How to work around "Too many open files error" when writing arrow dataset with pyarrow?

import pyarrow as pa
f = 'my_partitioned_big_dataset'
ds = dataset.dataset(f, format='parquet', partitioning='hive')
s = ds.scanner()
pa.dataset.write_dataset(s.head(827981), 'here', format="arrow", partitioning=ds.partitioning)  # is ok
pa.dataset.write_dataset(s.head(827982), 'here', format="arrow", partitioning=ds.partitioning)  # fails
---------------------------------------------------------------------------
OSError                                   Traceback (most recent call last)
<ipython-input-54-9160d6de8c45> in <module>
----> 1 pa.dataset.write_dataset(s.head(827982), 'here', format="arrow", partitioning=ds.partitioning)
...
OSError: [Errno 24] Failed to open local file '...'. Detail: [errno 24] Too many open files

Am on linux (ubuntu). ulimit seems ok?

$ ulimit -Hn
524288
$ ulimit -Sn
1024
$ cat /proc/sys/fs/file-max
9223372036854775807

ulimit -Ha
core file size          (blocks, -c) unlimited
data seg size           (kbytes, -d) unlimited
scheduling priority             (-e) 0
file size               (blocks, -f) unlimited
pending signals                 (-i) 128085
max locked memory       (kbytes, -l) 64
max memory size         (kbytes, -m) unlimited
open files                      (-n) 524288
pipe size            (512 bytes, -p) 8
POSIX message queues     (bytes, -q) 819200
real-time priority              (-r) 0
stack size              (kbytes, -s) unlimited
cpu time               (seconds, -t) unlimited
max user processes              (-u) 128085
virtual memory          (kbytes, -v) unlimited
file locks                      (-x) unlimited

$ ulimit -a
core file size          (blocks, -c) 0
data seg size           (kbytes, -d) unlimited
scheduling priority             (-e) 0
file size               (blocks, -f) unlimited
pending signals                 (-i) 128085
max locked memory       (kbytes, -l) 64
max memory size         (kbytes, -m) unlimited
open files                      (-n) 1024
pipe size            (512 bytes, -p) 8
POSIX message queues     (bytes, -q) 819200
real-time priority              (-r) 0
stack size              (kbytes, -s) 8192
cpu time               (seconds, -t) unlimited
max user processes              (-u) 128085
virtual memory          (kbytes, -v) unlimited
file locks                      (-x) unlimited

Any ideas on how to work around this? I have a feeling I have already set my ulimit quite high but maybe I could adjust that. It is likely pyarrow has some feature to release open files on the fly?

Solution

There is no way to control this in the current code.
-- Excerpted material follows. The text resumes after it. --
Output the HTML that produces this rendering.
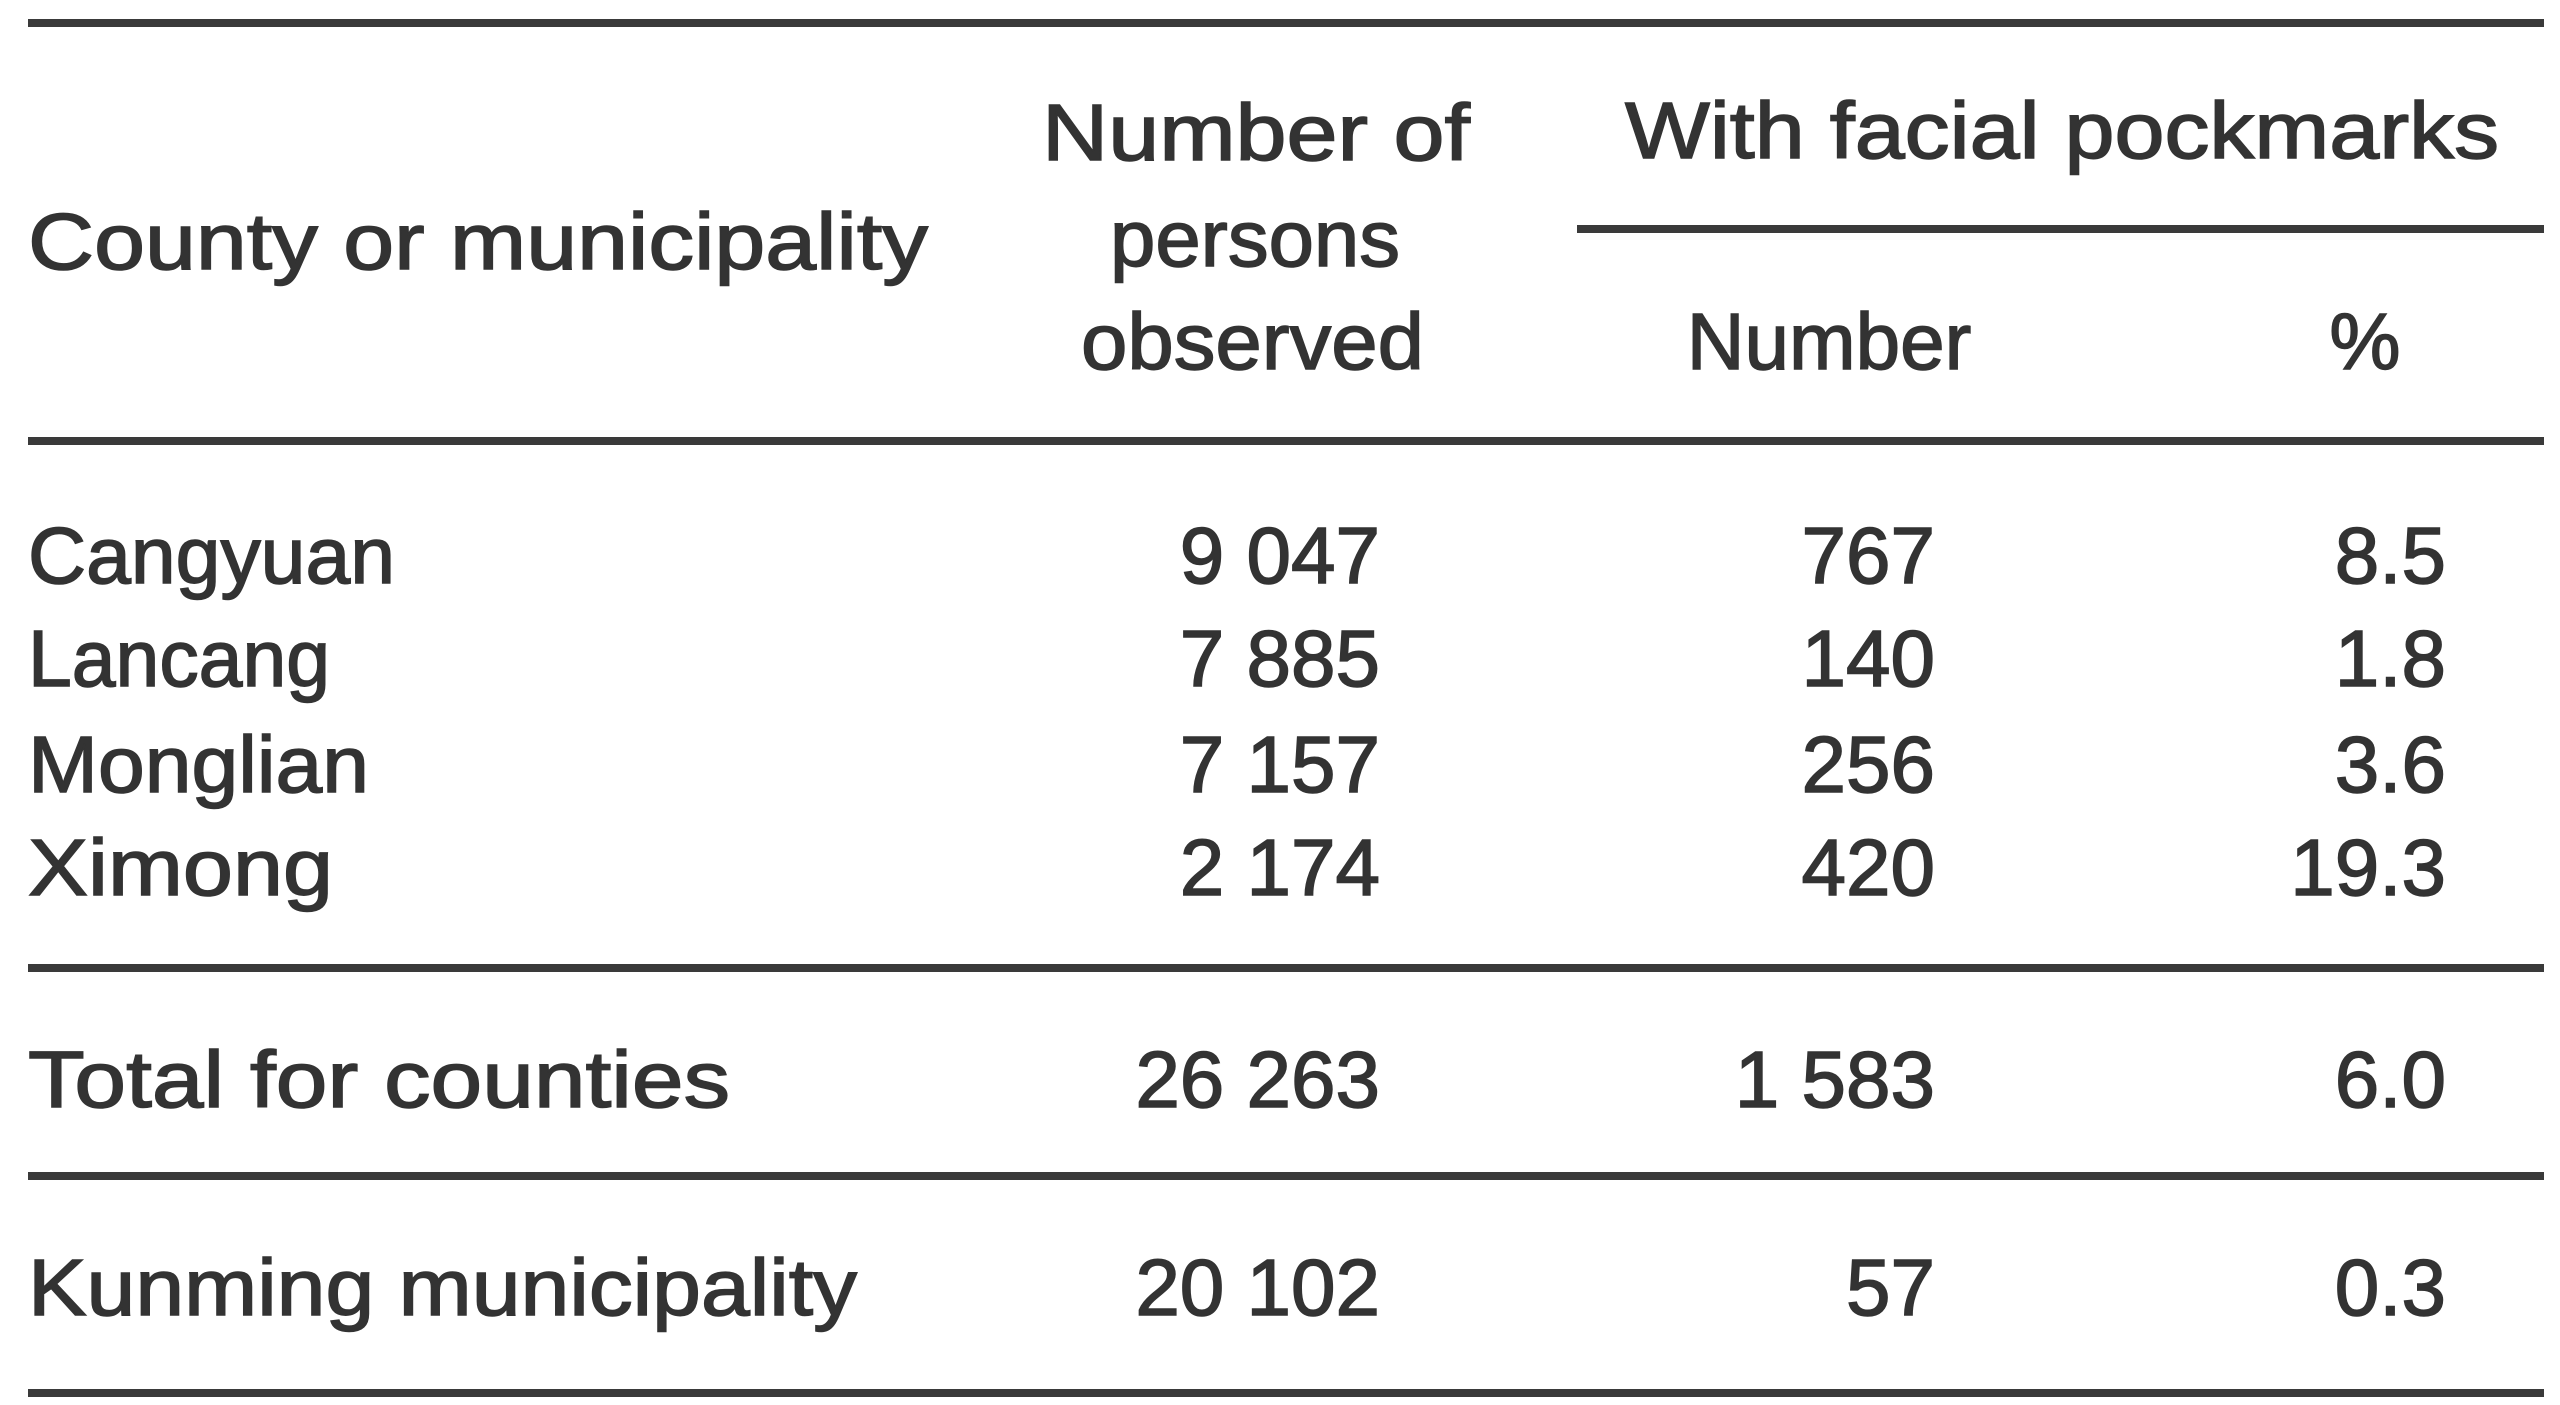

This feature (max_open_files) was recently added to the C++ library and ARROW-13703 tracks adding it to the python library. I'm not certain if it will make the cutoff for 6.0 or not (6.0 should be releasing quite soon).

In the meantime, your limit for open files ((-n) 1024) is the default and is a bit conservative. You should be able to pretty safely increase the limit by a couple thousand. See this question for more discussion.